Still, the settings painted in dystopias are often extreme, to the point that we are often reminded of the fantasy aspect common in dystopian literature. While this should act to distance us from the concept of dystopias, it actually intrigues us more. We are sucked into a world nothing like ours, where a futuristic, radical government takes control of the people’s destinies. Through the eyes of the rebellion, they are given the opportunity to escape from a totalitarian reign or even wage a civil war against it. Literature is often used as an escape from reality, and the dystopian genre embodies this mantra, allowing us to momentarily forget what’s rattling inside our minds. And, if ever reminded of our world, we are appreciative of the fact that we are not living in a society as dark as a dystopia.

Even so, dystopian novels often highlight the human features of the characters. The characters are teenagers, and despite being thrown into a dystopian society, they still have to deal with things teens often worry about: body image, love interests, and being different.

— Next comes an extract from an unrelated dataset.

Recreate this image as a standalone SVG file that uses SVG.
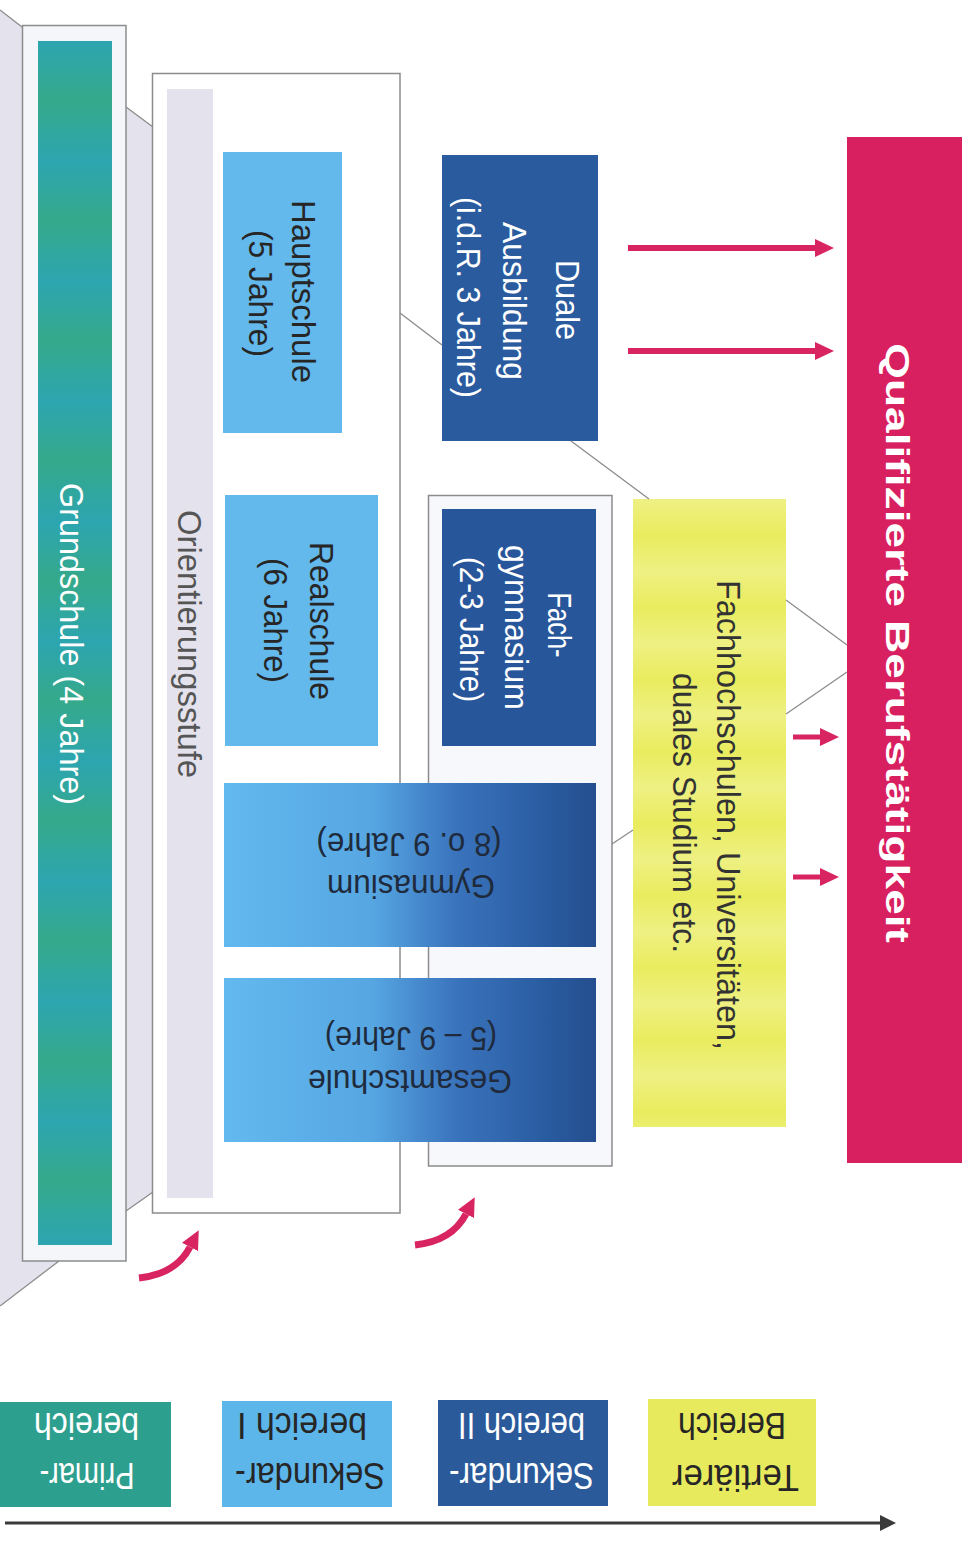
<svg xmlns="http://www.w3.org/2000/svg" width="971" height="1567" viewBox="0 0 971 1567">
<defs>
<style>
.t{font-family:"Liberation Sans",Arial,Helvetica,sans-serif;font-size:33px;text-anchor:middle}
.lg{font-family:"Liberation Sans",Arial,Helvetica,sans-serif;font-size:37px;text-anchor:middle}
.w{fill:#ffffff}
.d{fill:#262626}
.frame{stroke:#8c8c8c;stroke-width:1.5}
.diag{stroke:#8c8c8c;stroke-width:1.3;fill:none}
.lav{fill:#e4e2ec}
.red{stroke:#d92462;fill:none}
</style>
<linearGradient id="gGreen" gradientUnits="userSpaceOnUse" x1="0" y1="41" x2="0" y2="101" spreadMethod="reflect">
<stop offset="0" stop-color="#2ca5b0"/><stop offset="1" stop-color="#35a98a"/>
</linearGradient>
<linearGradient id="gYellow" gradientUnits="userSpaceOnUse" x1="0" y1="499" x2="0" y2="535" spreadMethod="reflect">
<stop offset="0" stop-color="#eef083"/><stop offset="1" stop-color="#e9ec5e"/>
</linearGradient>
<linearGradient id="gBlue" x1="0" y1="0" x2="1" y2="0">
<stop offset="0" stop-color="#62b9ef"/><stop offset="0.4" stop-color="#56a6e2"/><stop offset="0.62" stop-color="#3a74bd"/><stop offset="0.85" stop-color="#2a5da2"/><stop offset="1" stop-color="#244e8f"/>
</linearGradient>
<marker id="ah" markerUnits="userSpaceOnUse" markerWidth="20" markerHeight="20" refX="0" refY="10" orient="auto">
<path d="M0,1 L19,10 L0,19 z" fill="#d92462"/>
</marker>
<marker id="ahk" markerUnits="userSpaceOnUse" markerWidth="16" markerHeight="16" refX="0" refY="8" orient="auto">
<path d="M0,0 L16,8 L0,16 z" fill="#3a3a3a"/>
</marker>
</defs>
<rect width="971" height="1567" fill="#ffffff"/>

<g id="funnel">
<polygon class="lav" points="0,10 22,27 22,1261 59,1261 0,1306"/>
<polygon class="lav" points="126,107 153,127 153,1192 126,1211"/>
</g>

<g id="grundschule">
<rect class="frame" x="22.5" y="25.5" width="103.5" height="1235.5" fill="#f4f6fa"/>
<rect x="38" y="41" width="74" height="1204" fill="url(#gGreen)"/>
<text class="t w" transform="translate(60,644) rotate(90)" textLength="322" lengthAdjust="spacingAndGlyphs">Grundschule (4 Jahre)</text>
</g>

<g id="sekundar1-frame">
<rect class="frame" x="152.5" y="73.5" width="247.5" height="1139.5" fill="#ffffff"/>
</g>

<g id="orientierungsstufe">
<rect x="167" y="89" width="46" height="1109" fill="#e4e2ec"/>
<text class="t" fill="#555555" transform="translate(178,644) rotate(90)" textLength="268" lengthAdjust="spacingAndGlyphs">Orientierungsstufe</text>
</g>

<g id="sekundar2-frame">
<rect class="frame" x="428.5" y="495.5" width="183.5" height="670.5" fill="#f6f8fb"/>
</g>

<g id="hauptschule">
<rect x="223" y="152" width="119" height="281" fill="#63b8ec"/>
<text class="t d" transform="translate(292,291.5) rotate(90)" textLength="183" lengthAdjust="spacingAndGlyphs">Hauptschule</text>
<text class="t d" transform="translate(249,293.5) rotate(90)" textLength="127" lengthAdjust="spacingAndGlyphs">(5 Jahre)</text>
</g>

<g id="realschule">
<rect x="225" y="495" width="153" height="251" fill="#63b8ec"/>
<text class="t d" transform="translate(310,621) rotate(90)" textLength="158" lengthAdjust="spacingAndGlyphs">Realschule</text>
<text class="t d" transform="translate(264,620.5) rotate(90)" textLength="125" lengthAdjust="spacingAndGlyphs">(6 Jahre)</text>
</g>

<g id="duale-ausbildung">
<rect x="442" y="155" width="156" height="286" fill="#2a5b9e"/>
<text class="t w" transform="translate(556,300) rotate(90)" textLength="80" lengthAdjust="spacingAndGlyphs">Duale</text>
<text class="t w" transform="translate(503,301) rotate(90)" textLength="158" lengthAdjust="spacingAndGlyphs">Ausbildung</text>
<text class="t w" transform="translate(457,297.5) rotate(90)" textLength="201" lengthAdjust="spacingAndGlyphs">(i.d.R. 3 Jahre)</text>
</g>

<g id="fachgymnasium">
<rect x="442" y="509" width="154" height="237" fill="#28569a"/>
<text class="t w" transform="translate(548,625) rotate(90)" textLength="65" lengthAdjust="spacingAndGlyphs">Fach-</text>
<text class="t w" transform="translate(505,627.5) rotate(90)" textLength="165" lengthAdjust="spacingAndGlyphs">gymnasium</text>
<text class="t w" transform="translate(460,629.5) rotate(90)" textLength="145" lengthAdjust="spacingAndGlyphs">(2-3 Jahre)</text>
</g>

<g id="gymnasium">
<rect x="224" y="783" width="372" height="164" fill="url(#gBlue)"/>
<text class="t" fill="#1f2b3c" transform="translate(411,875) rotate(180)" textLength="168" lengthAdjust="spacingAndGlyphs">Gymnasium</text>
<text class="t" fill="#1f2b3c" transform="translate(409,833) rotate(180)" textLength="185" lengthAdjust="spacingAndGlyphs">(8 o. 9 Jahre)</text>
</g>

<g id="gesamtschule">
<rect x="224" y="978" width="372" height="164" fill="url(#gBlue)"/>
<text class="t" fill="#1f2b3c" transform="translate(410,1070) rotate(180)" textLength="204" lengthAdjust="spacingAndGlyphs">Gesamtschule</text>
<text class="t" fill="#1f2b3c" transform="translate(411,1027) rotate(180)" textLength="172" lengthAdjust="spacingAndGlyphs">(5 – 9 Jahre)</text>
</g>

<g id="hochschulen">
<rect x="633" y="499" width="153" height="628" fill="url(#gYellow)"/>
<text class="t" fill="#333333" font-size="31" transform="translate(717,815) rotate(90)" textLength="470" lengthAdjust="spacingAndGlyphs">Fachhochschulen, Universitäten,</text>
<text class="t" fill="#333333" font-size="31" transform="translate(673,813) rotate(90)" textLength="280" lengthAdjust="spacingAndGlyphs">duales Studium etc.</text>
</g>

<g id="berufstaetigkeit">
<rect x="847" y="137" width="115" height="1026" fill="#d81f5f"/>
<text class="t w" font-size="50" font-weight="bold" transform="translate(886,643) rotate(90)" textLength="600" lengthAdjust="spacingAndGlyphs">Qualifizierte Berufstätigkeit</text>
</g>

<g id="connectors">
<line class="diag" x1="0" y1="10" x2="22" y2="27"/>
<line class="diag" x1="59" y1="1261" x2="0" y2="1306"/>
<line class="diag" x1="126" y1="107" x2="153" y2="127"/>
<line class="diag" x1="126" y1="1211" x2="153" y2="1192"/>
<line class="diag" x1="400" y1="313" x2="442" y2="345"/>
<line class="diag" x1="571" y1="441" x2="649" y2="499"/>
<line class="diag" x1="612" y1="844" x2="633" y2="830"/>
<line class="diag" x1="786" y1="600" x2="847" y2="645"/>
<line class="diag" x1="786" y1="714" x2="847" y2="672"/>
<line class="red" stroke-width="6" x1="628" y1="248" x2="815" y2="248" marker-end="url(#ah)"/>
<line class="red" stroke-width="6" x1="628" y1="351" x2="815" y2="351" marker-end="url(#ah)"/>
<line class="red" stroke-width="5" x1="793" y1="737" x2="820" y2="737" marker-end="url(#ah)"/>
<line class="red" stroke-width="5" x1="793" y1="877" x2="820" y2="877" marker-end="url(#ah)"/>
<path class="red" stroke-width="7" d="M139,1278 Q176,1274 190,1247" marker-end="url(#ah)"/>
<path class="red" stroke-width="7" d="M415,1245 Q452,1241 466,1214" marker-end="url(#ah)"/>
<line stroke="#3a3a3a" stroke-width="3" x1="5" y1="1523" x2="880" y2="1523" marker-end="url(#ahk)"/>
</g>

<g id="legend-primar">
<rect x="0" y="1402" width="171" height="105" fill="#2d9f8e"/>
<text class="lg w" transform="translate(87,1463) rotate(180)" textLength="95" lengthAdjust="spacingAndGlyphs">Primar-</text>
<text class="lg w" transform="translate(86.5,1413) rotate(180)" textLength="105" lengthAdjust="spacingAndGlyphs">bereich</text>
</g>
<g id="legend-sek1">
<rect x="222" y="1401" width="170" height="106" fill="#5db6ea"/>
<text class="lg d" transform="translate(310,1463) rotate(180)" textLength="150" lengthAdjust="spacingAndGlyphs">Sekundar-</text>
<text class="lg d" transform="translate(302,1413) rotate(180)" textLength="130" lengthAdjust="spacingAndGlyphs">bereich I</text>
</g>
<g id="legend-sek2">
<rect x="438" y="1400" width="170" height="106" fill="#2b5a9b"/>
<text class="lg w" transform="translate(521.5,1463) rotate(180)" textLength="145" lengthAdjust="spacingAndGlyphs">Sekundar-</text>
<text class="lg w" transform="translate(521.5,1413) rotate(180)" textLength="127" lengthAdjust="spacingAndGlyphs">bereich II</text>
</g>
<g id="legend-tertiaer">
<rect x="648" y="1399" width="168" height="107" fill="#e7ea5c"/>
<text class="lg d" transform="translate(735.5,1465) rotate(180)" textLength="127" lengthAdjust="spacingAndGlyphs">Tertiärer</text>
<text class="lg d" transform="translate(732,1413) rotate(180)" textLength="108" lengthAdjust="spacingAndGlyphs">Bereich</text>
</g>
</svg>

Instead of being manufactured as perfect individuals who have done no wrong, they are human. They don’t hesitate to cry, to scream, to smile, and to hate. The way these characters are portrayed makes it easy for us to relate to them; we want to laugh, to sob, and to fight by their sides.

Even though dystopias are often depicted as visionary, never-going-to-happen societies, they often portray what is going on in the real world. Dystopian novels were, and still are, used to voice opinions on society. Many dystopian novels describe corrupt governments, which are still prevalent today. Topics that particularly pertain to young adults, such as suicide and forced prostitution, also pervade these novels. Unfortunately, these ideas aren’t far from the truth. Despite the fantasy aspect of a dystopia, reality seeps through the cracks of the far-from-perfect world. All dystopias end up telling the same message: no world will ever be perfect, including ours.

The web tying the dystopian society to the real world in contradictory yet understandable ways is the reason for my undeniable love toward the genre. When I found out that “Mockingjay, Part 2” was coming out in theaters shortly, I immediately turned to my copy of the book and reread it, still a bit sour over some of the deaths. The end of the hyped dystopian trilogy will be bittersweet for me because my escape from reality will start disappearing. But I know that I’ll immerse myself in yet another dystopian series, already fully aware that another cycle of obsession will start over again.